The most interesting change is the last (page 19) which is that “The Government should consider replacing Business Asset Disposal Relief with a relief more focused on retirement”.  

This is the 10% tax rate for disposal of a trading business, or shares in a trading company that many of our clients have accessed in recent years, and used to be called Entrepreneur’s Relief.

What is proposed instead is explored in brief on page 16, and in Chapter 6 (page 85) of the report.  The OTS clearly thinks the relief should go (see para 6.21 page 87).    The changes, if they proceed along the lines of this report, will be profound.  At page 89 they recommend the Chancellor consider returning to a Retirement Relief scheme :

a. Only have a relief that is available to this with 25% (rather than 5%) interest in a business;

b. Only have a relief for people after ten years of ownership; and

c. Only have a relief if the disposal is at a time of retirement in accordance with pension rules.

This sounds reasonable in some ways, but the loss of the 10% effective rate for minority shareholders or those at a younger age, would be a huge reversal of long standing tax policies introduced by Gordon Brown to encourage entrepreneurship.  If the rates of capital gains tax rise as well, then emigration to avoid capital gains tax will again become widespread.

The “£10m at 10%” which was enjoyed by some lucky people in recent years is now cut to £1m at 10% (from April 2020).  But a new system that could see those selling their business, otherwise than at retirement age, paying 20%, 30% or even 45% type tax rates would be brutal by comparison.

SUMMARY

The Office of Tax Simplification, having been charged by Mr Sunak with a review of Capital Gains Tax, have certainly provided an interesting report.  It is food for thought.  The proposals look, to a seasoned tax practitioner, like a possible return to pre 1997 type rules. 

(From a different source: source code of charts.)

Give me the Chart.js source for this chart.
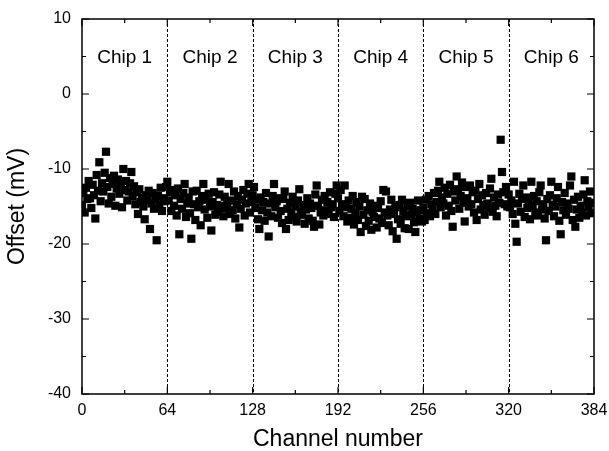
<!DOCTYPE html>
<html>
<head>
<meta charset="utf-8">
<script src="https://cdn.jsdelivr.net/npm/chart.js@4"></script>
<style>
  html, body { margin: 0; padding: 0; background: #fff; }
  #wrap { width: 609px; height: 451px; }
</style>
</head>
<body>
<div id="wrap"><canvas id="chart" width="609" height="451"></canvas></div>
<script>
// offsets per chip (mV), 64 channels each
const chip1 = [-14.8,-13.2,-15.8,-12.5,-14.0,-11.6,-13.9,-15.2,-12.1,-13.5,-16.6,-10.8,-12.9,-9.1,-14.3,-11.9,
  -13.0,-10.5,-7.7,-12.4,-14.6,-11.2,-13.7,-12.0,-10.9,-14.9,-12.6,-11.4,-13.3,-12.2,-15.1,-10.0,
  -12.8,-11.6,-14.2,-13.0,-11.9,-10.4,-13.6,-12.3,-14.7,-13.1,-16.0,-12.7,-14.4,-13.8,-15.0,-16.7,
  -13.5,-14.1,-12.9,-18.0,-14.6,-13.2,-15.3,-14.0,-19.5,-13.6,-14.8,-12.5,-15.6,-13.9,-14.3,-12.4];
const chip2 = [-11.7,-14.2,-13.1,-15.6,-12.8,-14.9,-13.5,-16.2,-12.6,-18.7,-14.0,-15.3,-13.2,-12.0,-16.4,-14.6,
  -13.8,-15.9,-19.3,-13.0,-14.7,-16.8,-12.9,-15.1,-14.3,-17.5,-13.6,-12.0,-15.4,-14.1,-16.5,-13.3,
  -15.0,-18.2,-14.4,-13.1,-16.1,-14.8,-15.7,-13.4,-11.7,-14.9,-16.3,-13.7,-15.2,-14.5,-12.0,-16.0,
  -14.2,-15.5,-13.0,-16.6,-14.7,-13.6,-17.8,-15.3,-14.1,-12.8,-16.2,-14.6,-13.3,-12.0,-15.8,-14.4];
const chip3 = [-13.5,-12.4,-15.2,-14.1,-16.7,-18.0,-13.8,-15.5,-14.4,-16.9,-13.2,-15.8,-19.0,-14.6,-16.3,-13.6,
  -12.0,-15.1,-14.3,-16.5,-13.9,-15.6,-17.2,-14.0,-13.0,-18.0,-15.3,-16.8,-14.5,-15.9,-13.7,-16.4,
  -15.0,-17.0,-14.2,-12.7,-15.7,-16.1,-14.8,-17.3,-15.4,-13.9,-16.6,-14.6,-15.2,-16.9,-17.7,-13.4,
  -12.2,-14.9,-17.4,-15.8,-14.1,-16.2,-13.6,-15.5,-14.4,-16.0,-13.1,-15.1,-14.7,-16.4,-13.3,-12.2];
const chip4 = [-13.9,-15.6,-12.8,-14.7,-16.3,-12.2,-15.1,-17.0,-14.2,-16.5,-15.3,-13.6,-17.4,-15.9,-14.4,-16.8,
  -15.0,-18.4,-13.7,-16.1,-14.0,-17.6,-15.5,-16.9,-14.6,-18.1,-15.7,-16.4,-14.9,-17.8,-15.2,-16.6,
  -14.3,-17.2,-12.8,-15.8,-13.0,-16.2,-17.5,-15.4,-14.1,-18.3,-16.0,-15.1,-19.3,-16.7,-14.8,-17.3,
  -14.1,-15.6,-17.9,-16.3,-15.0,-18.0,-14.5,-16.1,-15.3,-17.1,-18.4,-15.7,-14.2,-16.6,-15.5,-17.0];
const chip5 = [-15.2,-16.8,-14.1,-15.9,-13.6,-16.3,-14.7,-15.5,-13.2,-16.0,-14.4,-12.9,-11.7,-15.1,-13.8,-14.6,
  -12.5,-16.2,-13.3,-14.9,-12.1,-15.6,-17.7,-13.0,-14.2,-11.0,-12.7,-15.3,-13.6,-11.8,-14.5,-17.0,
  -12.4,-13.9,-15.0,-12.2,-14.7,-13.1,-15.8,-12.9,-16.8,-14.0,-12.0,-15.4,-13.5,-14.8,-16.1,-13.2,
  -14.6,-15.2,-12.6,-11.3,-15.7,-13.8,-14.9,-16.3,-13.4,-14.5,-6.1,-10.4,-13.1,-14.7,-12.4,-15.0];
const chip6 = [-13.4,-15.1,-14.2,-16.0,-11.7,-17.3,-19.7,-14.6,-13.3,-15.7,-14.0,-12.2,-16.4,-13.8,-15.2,-14.5,
  -16.7,-11.7,-14.9,-13.6,-15.8,-14.3,-16.2,-13.1,-12.2,-15.4,-14.7,-16.6,-19.5,-14.0,-15.6,-13.5,
  -11.7,-14.8,-16.3,-15.0,-13.9,-12.4,-16.9,-18.7,-14.4,-15.5,-13.2,-16.1,-14.6,-15.3,-12.2,-11.0,
  -16.8,-14.1,-17.7,-15.4,-13.7,-16.5,-14.9,-15.8,-13.4,-11.5,-16.2,-14.3,-15.1,-13.0,-15.9,-14.5];

const chipLabels = ['Chip 1', 'Chip 2', 'Chip 3', 'Chip 4', 'Chip 5', 'Chip 6'];
const chipBounds = [64, 128, 192, 256, 320];
const xTicks = [0, 64, 128, 192, 256, 320, 384];
const yTicks = [10, 0, -10, -20, -30, -40];

const offsets = [].concat(chip1, chip2, chip3, chip4, chip5, chip6);
const points = offsets.map((v, i) => ({ x: i, y: v }));

const FONT = 'Liberation Sans, Arial, Helvetica, sans-serif';

// frame, inward ticks, chip separators and labels
const framePlugin = {
    id: 'frame',
    beforeDatasetsDraw(chart) {
        const { ctx, chartArea: a, scales: { x, y } } = chart;
        ctx.save();
        ctx.strokeStyle = '#000';
        ctx.lineWidth = 1;
        ctx.setLineDash([3, 2]);
        chipBounds.forEach(b => {
            const px = Math.round(x.getPixelForValue(b)) + 0.5;
            ctx.beginPath();
            ctx.moveTo(px, a.top);
            ctx.lineTo(px, a.bottom);
            ctx.stroke();
        });
        ctx.setLineDash([]);
        ctx.fillStyle = '#000';
        ctx.font = '19px ' + FONT;
        ctx.textAlign = 'center';
        ctx.textBaseline = 'middle';
        chipLabels.forEach((t, i) => {
            ctx.fillText(t, x.getPixelForValue(32 + 64 * i), y.getPixelForValue(4.8));
        });
        ctx.restore();
    },
    afterDatasetsDraw(chart) {
        const { ctx, chartArea: a, scales: { x, y } } = chart;
        ctx.save();
        ctx.strokeStyle = '#000';
        ctx.lineWidth = 1.5;
        ctx.strokeRect(a.left, a.top, a.right - a.left, a.bottom - a.top);
        ctx.lineWidth = 1.2;
        ctx.beginPath();
        for (let v = 0; v <= 384; v += 32) {
            const px = x.getPixelForValue(v);
            const len = v % 64 === 0 ? 7 : 4;
            ctx.moveTo(px, a.bottom); ctx.lineTo(px, a.bottom - len);
            ctx.moveTo(px, a.top); ctx.lineTo(px, a.top + len);
        }
        for (let v = -40; v <= 10; v += 5) {
            const py = y.getPixelForValue(v);
            const len = v % 10 === 0 ? 7 : 4;
            ctx.moveTo(a.left, py); ctx.lineTo(a.left + len, py);
            ctx.moveTo(a.right, py); ctx.lineTo(a.right - len, py);
        }
        ctx.stroke();
        ctx.restore();
    }
};

new Chart(document.getElementById('chart'), {
    type: 'scatter',
    data: {
        datasets: [{
            data: points,
            pointStyle: 'rect',
            pointRadius: 5.8,
            pointHoverRadius: 5.8,
            borderWidth: 0,
            backgroundColor: '#000'
        }]
    },
    options: {
        responsive: false,
        animation: false,
        layout: { padding: { top: 19, right: 15, left: 0, bottom: 0 } },
        plugins: { legend: { display: false }, tooltip: { enabled: false } },
        scales: {
            x: {
                type: 'linear',
                min: 0,
                max: 384,
                afterBuildTicks: s => { s.ticks = xTicks.map(v => ({ value: v })); },
                grid: { display: false, drawTicks: false },
                border: { display: false },
                ticks: { color: '#000', padding: 7, font: { family: FONT, size: 16 } },
                title: { display: true, text: 'Channel number', color: '#000', padding: 0, font: { family: FONT, size: 23, lineHeight: 1 } },
                afterFit: s => { s.height = 57; s.paddingLeft = 0; s.paddingRight = 0; }
            },
            y: {
                min: -40,
                max: 10,
                afterBuildTicks: s => { s.ticks = yTicks.map(v => ({ value: v })); },
                grid: { display: false, drawTicks: false },
                border: { display: false },
                ticks: { color: '#000', padding: 11, font: { family: FONT, size: 16 } },
                title: { display: true, text: 'Offset (mV)', color: '#000', padding: { top: 6, bottom: 0 }, font: { family: FONT, size: 23, lineHeight: 1 } },
                afterFit: s => { s.width = 82; s.paddingTop = 0; s.paddingBottom = 0; }
            }
        }
    },
    plugins: [framePlugin]
});
</script>
</body>
</html>
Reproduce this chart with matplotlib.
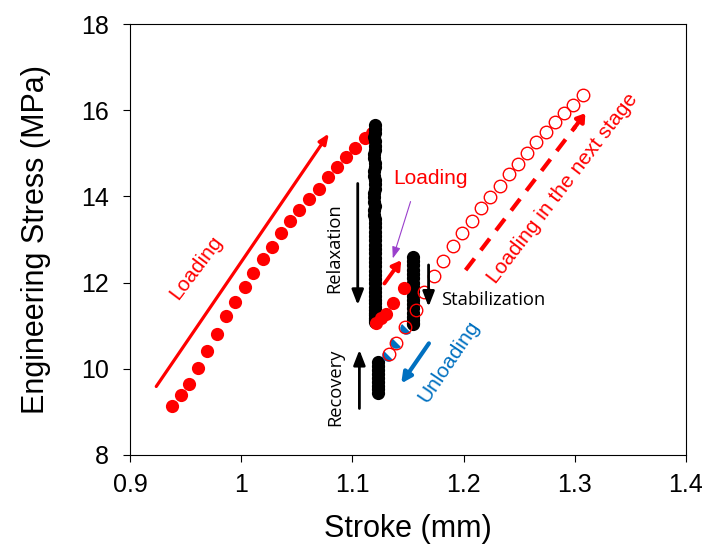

Whilst some of the changes (e.g. around rebasing values at death or higher rates with indexation allowances) seem quite logical and fair, I am concerned about the other ideas:

  1. A decrease in the annual exemption would create additional tax returns for older taxpayers, many of whom are those most likely to be “digitally excluded” from doing the returns themselves.  It’s debatable how much income the Treasury would get as people would stop “harvesting” gains routinely.
  2. The loss of the “10% at exit” for many entrepreneurs would be hugely unpopular with the small number of taxpayers who benefit from it.  Whilst that may be tough luck, these very people are often the people who are genuinely internationally mobile and who set up and run businesses, who reinvest into new businesses.  There has to be some thanks in the tax system for those who set up a business, who fight their way through the challenges, who employ staff, rent properties and contribute to the economy.   A detailed review of why Gordon Brown introduced the incentive in the late 1990s should be undertaken.

Overall, with Capital Gains Tax paid by so few taxpayers, and being such a small contribution to the Treasury, I’m rather baffled why politicians and the media are interested in changes, unless the world is about being seen to punish wealth, rather than effective taxation.

If we want to pay for the pandemic, the truth is everybody will have to pay more and modest temporary changes to Income Tax, National Insurance and VAT would make a bigger impact than radical punitive capital gains taxation.  Asking over 30 million income tax payers to contribute more is going to make a big difference.  Asking 265,000 people with gains for more will not.

**
This article is the personal view of Donald Parbrook CTA, Tax Director, Milne Craig.  His views are his own and are not an expression of opinion or policy on behalf of Milne Craig.